Mais il est une forme de pollution plus globale qui vient de l’exploitation mondiale sans limite par le capital de ce que la terre peut fournir en surface et en sous-sol. Peut-on relier la diffusion de cette pollution à tout ce que nous venons d’écrire sur les destructions plus ponctuelles, matérielles et humaines ? Cette pollution est générale et étroitement liée au développement du capital lui-même, à son existence même. Pour ces caractères, ce « crime » n’est combattu qu’idéologiquement ou très localement. Les conséquences dramatiques prévisibles et déjà visibles ne suffisent pas à persuader les intérêts capitalistes globaux de la nécessité vitale pour sa survie d’une régulation impossible, qui mettrait en cause les bases de son fonctionnement.

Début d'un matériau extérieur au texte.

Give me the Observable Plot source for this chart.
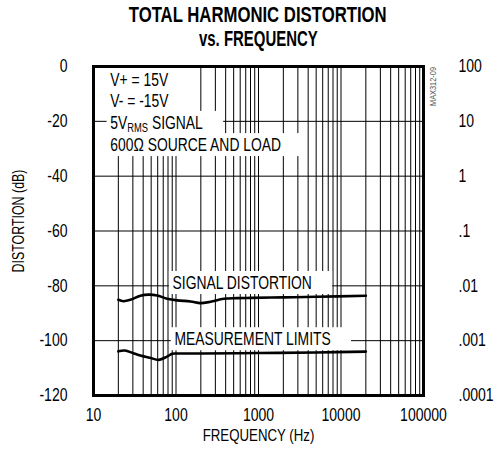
<!DOCTYPE html>
<html><head><meta charset="utf-8">
<script src="https://cdn.jsdelivr.net/npm/d3@7"></script>
<script src="https://cdn.jsdelivr.net/npm/@observablehq/plot@0.6"></script>
<style>
body{margin:0;background:#fff;}
#title{height:52px;box-sizing:border-box;padding-top:3px;padding-left:21px;text-align:center;
font-family:"Liberation Sans",Arial,sans-serif;font-weight:bold;font-size:22px;line-height:24px;color:#000;}
#title span{display:inline-block;transform-origin:50% 50%;white-space:nowrap;}
#chart svg{display:block;}
</style></head>
<body>
<div id="title"></div>
<div id="chart"></div>
<script>
const titleLines = ["TOTAL HARMONIC DISTORTION", "vs. FREQUENCY"];
const yTicks = [0, -20, -40, -60, -80, -100, -120];
const rightLabels = ["100", "10", "1", ".1", ".01", ".001", ".0001"];
const xTicks = [10, 100, 1000, 10000, 100000];
const gridFreqs = [20,30,40,50,60,70,80,90,100,200,300,400,500,600,700,800,900,1000,2000,3000,4000,5000,6000,7000,8000,9000,10000,20000,30000,40000,50000,60000,70000,80000,90000];
const gridDb = [-20, -40, -60, -80, -100];

const sigFreq = [20, 23, 28, 37, 47, 59, 78, 103, 150, 198, 262, 380, 550, 800, 2000, 5000, 20000];
const sigDb = [-85.1, -85.6, -85.1, -83.6, -83.2, -83.5, -84.7, -85.3, -85.7, -86.3, -85.8, -84.7, -84.5, -84.4, -84.2, -84.0, -83.6];
const limFreq = [20, 24, 30, 37, 48, 62, 78, 90, 100, 200, 1000, 5000, 20000];
const limDb = [-103.9, -103.6, -104.5, -105.4, -106.2, -107.0, -105.8, -104.8, -104.7, -104.7, -104.5, -104.3, -104.0];

const noteText = ["V+ = 15V", "V- = -15V", "5VRMS SIGNAL", "600Ω SOURCE AND LOAD", "SIGNAL DISTORTION", "MEASUREMENT LIMITS"];
const noteFreq = [16, 16, 16, 16, 91, 96];
const noteDb = [-4.8, -12.7, -20.6, -28.7, -79.0, -99.5];

const titleScale = [0.76, 0.68];
document.getElementById("title").innerHTML = titleLines
  .map((t, i) => `<span style="transform:scaleX(${titleScale[i]})">${t}</span>`).join("<br>");

const font = '"Liberation Sans",Arial,sans-serif';
const sig = sigFreq.map((f, i) => ({f, db: sigDb[i]}));
const lim = limFreq.map((f, i) => ({f, db: limDb[i]}));
const notes = noteText.map((t, i) => ({t, f: noteFreq[i], db: noteDb[i]}));

const chart = Plot.plot({
  width: 495,
  height: 406,
  marginTop: 14,
  marginBottom: 63,
  marginLeft: 93,
  marginRight: 72,
  style: {fontFamily: font, fontSize: "18px", background: "#fff", color: "#000"},
  x: {type: "log", domain: [10, 100000]},
  y: {domain: [-120, 0]},
  marks: [
    Plot.ruleX(gridFreqs, {stroke: "#000", strokeWidth: 1}),
    Plot.ruleY(gridDb, {stroke: "#000", strokeWidth: 1}),
    Plot.text(notes, {x: "f", y: "db", text: "t", textAnchor: "start", fill: "#000", fontSize: 18.5}),
    Plot.line(sig, {x: "f", y: "db", stroke: "#000", strokeWidth: 2.6, curve: "catmull-rom"}),
    Plot.line(lim, {x: "f", y: "db", stroke: "#000", strokeWidth: 2.6, curve: "catmull-rom"}),
    Plot.frame({stroke: "#000", strokeWidth: 3}),
    Plot.axisX({ticks: xTicks, tickSize: 0, tickPadding: 13, tickFormat: d => String(d), label: null, fontSize: 18}),
    Plot.axisY({anchor: "left", ticks: yTicks, tickSize: 0, tickPadding: 26, tickFormat: d => String(d), label: null, fontSize: 18}),
    Plot.axisY({anchor: "right", ticks: yTicks, tickSize: 0, tickPadding: 35, tickFormat: d => rightLabels[yTicks.indexOf(d)], label: null, fontSize: 18}),
    Plot.text(["FREQUENCY (Hz)"], {frameAnchor: "bottom", dy: 40, textAnchor: "middle", lineAnchor: "middle", fontSize: 17}),
    Plot.text(["DISTORTION (dB)"], {frameAnchor: "left", dx: -75, dy: -10, rotate: -90, textAnchor: "middle", lineAnchor: "middle", fontSize: 17}),
    Plot.text(["MAX312-09"], {frameAnchor: "top-right", dx: 9, dy: 20, rotate: -90, textAnchor: "middle", lineAnchor: "middle", fontSize: 9.5, fill: "#555"})
  ]
});

document.getElementById("chart").appendChild(chart);

// subscript for 5V RMS
d3.select(chart).selectAll("text").each(function() {
  if (this.textContent === "5VRMS SIGNAL") {
    this.textContent = "";
    const s = d3.select(this);
    s.append("tspan").text("5V");
    s.append("tspan").attr("font-size", "12.5px").attr("dy", 3).text("RMS");
    s.append("tspan").attr("dy", -3).text(" SIGNAL");
  }
});

// condensed lettering (horizontal squeeze about each text's anchor) and white label boxes
const NS = "http://www.w3.org/2000/svg";
const squeeze = {"DISTORTION (dB)": 0.73, "FREQUENCY (Hz)": 0.78};
chart.querySelectorAll("text").forEach(t => {
  const isNote = noteText.includes(t.textContent);
  const k = isNote ? 0.75 : (squeeze[t.textContent] || 0.78);
  const b = t.getBBox();
  const anchor = getComputedStyle(t).textAnchor;
  const ax = anchor === "end" ? b.x + b.width : anchor === "middle" ? b.x + b.width / 2 : b.x;
  const tr = t.getAttribute("transform") || "";
  const nt = `${tr} translate(${ax},0) scale(${k},1) translate(${-ax},0)`.trim();
  t.setAttribute("transform", nt);
  if (isNote) {
    const r = document.createElementNS(NS, "rect");
    r.setAttribute("x", b.x - 5);
    r.setAttribute("y", b.y - 1);
    r.setAttribute("width", b.width + 32);
    r.setAttribute("height", b.height + 2);
    r.setAttribute("fill", "#fff");
    r.setAttribute("transform", nt);
    t.parentNode.insertBefore(r, t.parentNode.firstChild);
  }
});
</script>
</body></html>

L’expansion industrielle du capital – la seule source du profit capitaliste – reste la seule mesure des solutions préconisées pour sortir de la crise mondiale du capital. L’émission croissante et irrépressible de gaz divers résultant de cette expansion entraîne des effets tels sur le climat que ce « crime suprême » du capital commence à surpasser tous les autres « crimes ». Ses conséquences sont pourtant régulièrement désastreuses sur des secteurs productifs et pour l’ensemble des populations concernées (famines, inondations, affrontements ethniques ou religieux, migrations forcées, le tout accompagné de guerres localisées et d’émeutes). On ne sait trop ce qui (et quand), entre la crise systémique de fonctionnement du capital d’une part et cette conséquence dramatique de l’exploitation illimitée de tout ce qui vit sur la terre et de ce que recèle son sous-sol d’autre part (bien que ces deux volets soient intrinsèquement liés), pourrait conduire à un chaos tel qu’il provoquerait des réactions de l’ensemble des « dominés » (exploités, précaires, assistés, déplacés, etc.).

Ces réactions pourraient ouvrir une porte vers un monde communiste. Espérons seulement que cela ne viendra pas trop tard et sans trop de souffrances causées par les répressions des profiteurs d’un système qui, pour le moment, dispose d’un énorme potentiel de défense contre toute velléité de révolte globale.